Terms related to Spherical Mirrors:

• Pole (P): The center or midpoint of the mirror is called Pole.

• Center of Curvature (C): The geometrical center of the hollow sphere of which the spherical mirror is a part is called the Center of Curvature.

• Principal Axis: The horizontal line passing through the pole and center of curvature is called Principal Axis.

• The radius of Curvature: The radius of the hollow sphere of which the spherical mirror is a part (or) The distance between the Pole of the mirror and the center of curvature is called the Radius of Curvature.

• Focus/Focal Point/Principal Focus (F): The point on the principal axis where all the light rays are incident on the mirror, parallel to the principal axis, converge or appear to come from after reflection.
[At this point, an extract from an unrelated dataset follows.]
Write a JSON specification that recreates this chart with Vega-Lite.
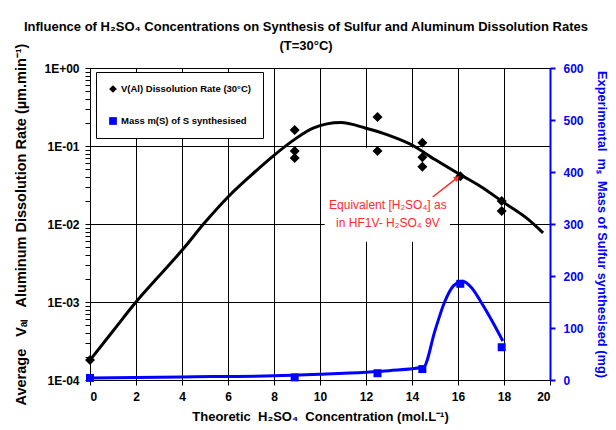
{
  "$schema": "https://vega.github.io/schema/vega-lite/v6.json",
  "width": 460,
  "height": 312,
  "autosize": {"type": "none"},
  "padding": {"left": 90, "top": 68, "right": 66, "bottom": 50},
  "background": "white",
  "config": {
    "font": "Liberation Sans",
    "view": {"stroke": "black", "strokeWidth": 1},
    "axis": {
      "labelFont": "Liberation Sans",
      "titleFont": "Liberation Sans",
      "labelFontWeight": "bold",
      "titleFontWeight": "bold",
      "labelFontSize": 12,
      "titleFontSize": 13,
      "domainColor": "black",
      "tickColor": "black",
      "labelColor": "black",
      "titleColor": "black",
      "labelOverlap": false
    }
  },
  "title": {
    "text": "Influence of H₂SO₄ Concentrations on Synthesis of Sulfur and Aluminum Dissolution Rates",
    "subtitle": "(T=30°C)",
    "font": "Liberation Sans",
    "subtitleFont": "Liberation Sans",
    "fontSize": 13,
    "fontWeight": "bold",
    "subtitleFontSize": 13,
    "subtitleFontWeight": "bold",
    "color": "black",
    "subtitleColor": "black",
    "anchor": "middle",
    "frame": "group",
    "dx": -14,
    "dy": 21,
    "offset": 11,
    "subtitlePadding": 6
  },
  "datasets": {
    "fit": [
      {"x": 0, "v": 0.00018}, {"x": 1, "v": 0.000425}, {"x": 2, "v": 0.001},
      {"x": 3, "v": 0.00215}, {"x": 4, "v": 0.0046}, {"x": 5, "v": 0.0105},
      {"x": 6, "v": 0.0222}, {"x": 7, "v": 0.042}, {"x": 8, "v": 0.076},
      {"x": 8.85, "v": 0.119}, {"x": 9.7, "v": 0.17}, {"x": 10.9, "v": 0.2},
      {"x": 12, "v": 0.169}, {"x": 13, "v": 0.137}, {"x": 14, "v": 0.103},
      {"x": 15, "v": 0.067}, {"x": 16, "v": 0.0446}, {"x": 17, "v": 0.03},
      {"x": 18, "v": 0.0188}, {"x": 19, "v": 0.0118}, {"x": 19.7, "v": 0.0077}
    ],
    "rate": [
      {"x": 0, "v": 0.00018, "series": "V(Al) Dissolution Rate (30°C)"},
      {"x": 8.9, "v": 0.16, "series": "V(Al) Dissolution Rate (30°C)"},
      {"x": 8.9, "v": 0.086, "series": "V(Al) Dissolution Rate (30°C)"},
      {"x": 8.9, "v": 0.07, "series": "V(Al) Dissolution Rate (30°C)"},
      {"x": 12.5, "v": 0.235, "series": "V(Al) Dissolution Rate (30°C)"},
      {"x": 12.5, "v": 0.086, "series": "V(Al) Dissolution Rate (30°C)"},
      {"x": 14.45, "v": 0.11, "series": "V(Al) Dissolution Rate (30°C)"},
      {"x": 14.45, "v": 0.072, "series": "V(Al) Dissolution Rate (30°C)"},
      {"x": 14.45, "v": 0.054, "series": "V(Al) Dissolution Rate (30°C)"},
      {"x": 16.1, "v": 0.041, "series": "V(Al) Dissolution Rate (30°C)"},
      {"x": 17.9, "v": 0.0197, "series": "V(Al) Dissolution Rate (30°C)"},
      {"x": 17.9, "v": 0.0147, "series": "V(Al) Dissolution Rate (30°C)"}
    ],
    "massfit": [
      {"x": 0, "m": 4}, {"x": 4, "m": 6}, {"x": 8, "m": 8}, {"x": 10, "m": 11},
      {"x": 12, "m": 15}, {"x": 13, "m": 18}, {"x": 14.5, "m": 25},
      {"x": 15.0, "m": 95}, {"x": 15.4, "m": 148}, {"x": 15.8, "m": 181},
      {"x": 16.2, "m": 190}, {"x": 16.6, "m": 177}, {"x": 17.0, "m": 150},
      {"x": 17.5, "m": 112}, {"x": 17.95, "m": 75}
    ],
    "mass": [
      {"x": 0, "m": 4, "series": "Mass m(S) of S synthesised"},
      {"x": 8.9, "m": 5, "series": "Mass m(S) of S synthesised"},
      {"x": 12.5, "m": 13, "series": "Mass m(S) of S synthesised"},
      {"x": 14.45, "m": 21, "series": "Mass m(S) of S synthesised"},
      {"x": 16.1, "m": 185, "series": "Mass m(S) of S synthesised"},
      {"x": 17.9, "m": 63, "series": "Mass m(S) of S synthesised"}
    ],
    "note": [
      {"x": 12.95, "v": 0.0175, "label": "Equivalent [H₂SO₄] as"},
      {"x": 12.95, "v": 0.0103, "label": "in HF1V- H₂SO₄ 9V"}
    ],
    "notebox": [
      {"x": 10.2, "x2": 15.65, "v": 0.0059, "v2": 0.095}
    ],
    "arrow": [
      {"x": 14.9, "v": 0.0222, "x2": 15.96, "v2": 0.039}
    ]
  },
  "layer": [
    {
      "layer": [
        {
          "data": {"name": "notebox"},
          "mark": {"type": "rect", "color": "white", "opacity": 1},
          "encoding": {
            "x": {
              "field": "x", "type": "quantitative",
              "scale": {"domain": [0, 20], "nice": false},
              "axis": {
                "values": [0,1,2,3,4,5,6,7,8,9,10,11,12,13,14,15,16,17,18,19,20],
                "labelExpr": "datum.value % 2 == 0 ? datum.label : ''",
                "grid": true,
                "gridColor": "black",
                "gridOpacity": {"condition": {"test": "datum.value % 2 == 0", "value": 1}, "value": 0},
                "tickSize": 5,
                "labelPadding": 6,
                "title": "Theoretic\u00a0\u00a0H₂SO₄\u00a0\u00a0Concentration (mol.L⁻¹)",
                "titlePadding": 8
              }
            },
            "x2": {"field": "x2"},
            "y": {
              "field": "v", "type": "quantitative",
              "scale": {"type": "log", "domain": [0.0001, 1], "nice": false},
              "axis": {
                "orient": "left",
                "values": [0.0001,0.0002,0.0003,0.0004,0.0005,0.0006,0.0007,0.0008,0.0009,0.001,0.002,0.003,0.004,0.005,0.006,0.007,0.008,0.009,0.01,0.02,0.03,0.04,0.05,0.06,0.07,0.08,0.09,0.1,0.2,0.3,0.4,0.5,0.6,0.7,0.8,0.9,1],
                "labelExpr": "abs(log(datum.value)/LN10 - round(log(datum.value)/LN10)) < 0.001 ? (round(log(datum.value)/LN10) == 0 ? '1E+00' : '1E-0' + abs(round(log(datum.value)/LN10))) : ''",
                "grid": true,
                "gridColor": "black",
                "gridOpacity": {"condition": {"test": "abs(log(datum.value)/LN10 - round(log(datum.value)/LN10)) < 0.001", "value": 1}, "value": 0},
                "tickSize": 5,
                "labelPadding": 6,
                "title": "Average\u00a0\u00a0\u00a0V\u2090\u2097\u00a0\u00a0\u00a0Aluminum Dissolution Rate (µm.min⁻¹)\u00a0\u00a0\u00a0\u00a0\u00a0\u00a0\u00a0\u00a0\u00a0\u00a0\u00a0\u00a0\u00a0\u00a0",
                "titleFontSize": 14.5,
                "titlePadding": 15
              }
            },
            "y2": {"field": "v2"}
          }
        },
        {
          "data": {"name": "fit"},
          "mark": {"type": "line", "color": "black", "strokeWidth": 3, "interpolate": "monotone"},
          "encoding": {
            "x": {"field": "x", "type": "quantitative"},
            "y": {"field": "v", "type": "quantitative"}
          }
        },
        {
          "data": {"name": "rate"},
          "mark": {"type": "point", "filled": true, "size": 100, "opacity": 1},
          "encoding": {
            "x": {"field": "x", "type": "quantitative"},
            "y": {"field": "v", "type": "quantitative"},
            "color": {
              "field": "series", "type": "nominal",
              "scale": {"domain": ["V(Al) Dissolution Rate (30°C)", "Mass m(S) of S synthesised"], "range": ["black", "blue"]},
              "legend": {
                "orient": "none", "legendX": 6, "legendY": 4, "title": null,
                "fillColor": "white", "strokeColor": "black", "padding": 12,
                "rowPadding": 22, "labelFontSize": 9.5, "labelFontWeight": "bold",
                "labelFont": "Liberation Sans", "symbolSize": 60, "labelOffset": 3,
                "encode": {"labels": {"update": {"fill": {"signal": "indexof(datum.value, 'Mass') === 0 ? 'blue' : 'black'"}}}}
              }
            },
            "shape": {
              "field": "series", "type": "nominal",
              "scale": {"domain": ["V(Al) Dissolution Rate (30°C)", "Mass m(S) of S synthesised"], "range": ["diamond", "square"]},
              "legend": {
                "orient": "none", "legendX": 6, "legendY": 4, "title": null,
                "fillColor": "white", "strokeColor": "black", "padding": 12,
                "rowPadding": 22, "labelFontSize": 9.5, "labelFontWeight": "bold",
                "labelFont": "Liberation Sans", "symbolSize": 60, "labelOffset": 3,
                "encode": {"labels": {"update": {"fill": {"signal": "indexof(datum.value, 'Mass') === 0 ? 'blue' : 'black'"}}}}
              }
            }
          }
        },
        {
          "data": {"name": "arrow"},
          "mark": {"type": "rule", "color": "#ff2a2a", "strokeWidth": 1.5},
          "encoding": {
            "x": {"field": "x", "type": "quantitative"},
            "y": {"field": "v", "type": "quantitative"},
            "x2": {"field": "x2"},
            "y2": {"field": "v2"}
          }
        },
        {
          "data": {"name": "arrow"},
          "mark": {"type": "point", "shape": "triangle-up", "filled": true, "color": "#ff2a2a", "size": 40, "angle": 52, "opacity": 1},
          "encoding": {
            "x": {"field": "x2", "type": "quantitative"},
            "y": {"field": "v2", "type": "quantitative"}
          }
        },
        {
          "data": {"name": "note"},
          "mark": {"type": "text", "color": "#ff2a2a", "fontSize": 12, "font": "Liberation Sans", "align": "center", "baseline": "middle"},
          "encoding": {
            "x": {"field": "x", "type": "quantitative"},
            "y": {"field": "v", "type": "quantitative"},
            "text": {"field": "label"}
          }
        }
      ]
    },
    {
      "layer": [
        {
          "data": {"name": "massfit"},
          "mark": {"type": "line", "color": "blue", "strokeWidth": 3, "interpolate": "monotone"},
          "encoding": {
            "x": {"field": "x", "type": "quantitative"},
            "y": {
              "field": "m", "type": "quantitative",
              "scale": {"domain": [0, 600], "nice": false},
              "axis": {
                "orient": "right",
                "values": [0,50,100,150,200,250,300,350,400,450,500,550,600],
                "labelExpr": "datum.value % 100 == 0 ? datum.label : ''",
                "grid": false,
                "domainColor": "blue",
                "domainWidth": 2,
                "tickColor": "blue",
                "tickWidth": 2,
                "tickSize": 5,
                "labelColor": "blue",
                "labelPadding": 8,
                "titleColor": "blue",
                "titleFontSize": 12.8,
                "title": "Experimental\u00a0\u00a0m\u209b\u00a0\u00a0Mass of Sulfur synthesised (mg)",
                "titlePadding": 11
              }
            }
          }
        },
        {
          "data": {"name": "mass"},
          "mark": {"type": "point", "filled": true, "size": 64, "opacity": 1},
          "encoding": {
            "x": {"field": "x", "type": "quantitative"},
            "y": {"field": "m", "type": "quantitative"},
            "color": {"field": "series", "type": "nominal"},
            "shape": {"field": "series", "type": "nominal"}
          }
        }
      ]
    }
  ],
  "resolve": {"scale": {"y": "independent"}}
}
• Focal Length (f): The distance between the pole of the mirror and the principal focus is known as focal length.

Image: 

The point of convergence or the point from where all the light rays appear to diverge after reflection or refraction is called an Image.

Images are of two types, they are real image and virtual image

Real Image: The image formed when two or more light rays meet at a point after reflection or refraction is known as a Real Image.

Characteristics of Real Image:

• A real image can be caught on screen
• It is always inverted (upside down with respect to the object)
• The size of the real image depends on the position of the object so can be diminished, or of the same size as that of the object, or enlarged
• It is formed by both convex and concave mirrors.

Virtual Image: The image formed when two or more light rays do not actually meet but they appear to meet when produces backward the image is called Virtual Image.

Characteristics of Virtual Image:

• A virtual image cannot be caught on screen
• It is always erect (upside up with respect to the object)
• The size of the virtual image depends on the nature of the mirror
• It is formed by both concave and convex mirrors.

Activity - 1: Finding the normal to a curved surface

Aim: To find the normal to a curved surface

Materials Required: Thin foam or a rubber sole piece, pins

Procedure:

• Take a small piece of thin foam or rubber sole(just like the sole of a slipper).

• Fix small pins along a straight line on the foam as shown in figure 1(a).

• All the pins fixed must be perpendicular to the foam.

• If the foam is considered as the mirror, each pin would represent the normal at that point.

• Any ray incident at the point where pins make contact with the surface will reflect with the same angle as the incident ray made with the pin(normal).

• Now bend the foam piece inwards as depicted in figure 1(b). It appears as a converging mirror. Such mirrors are known as Concave Mirrors. The pins represent the normals at various points.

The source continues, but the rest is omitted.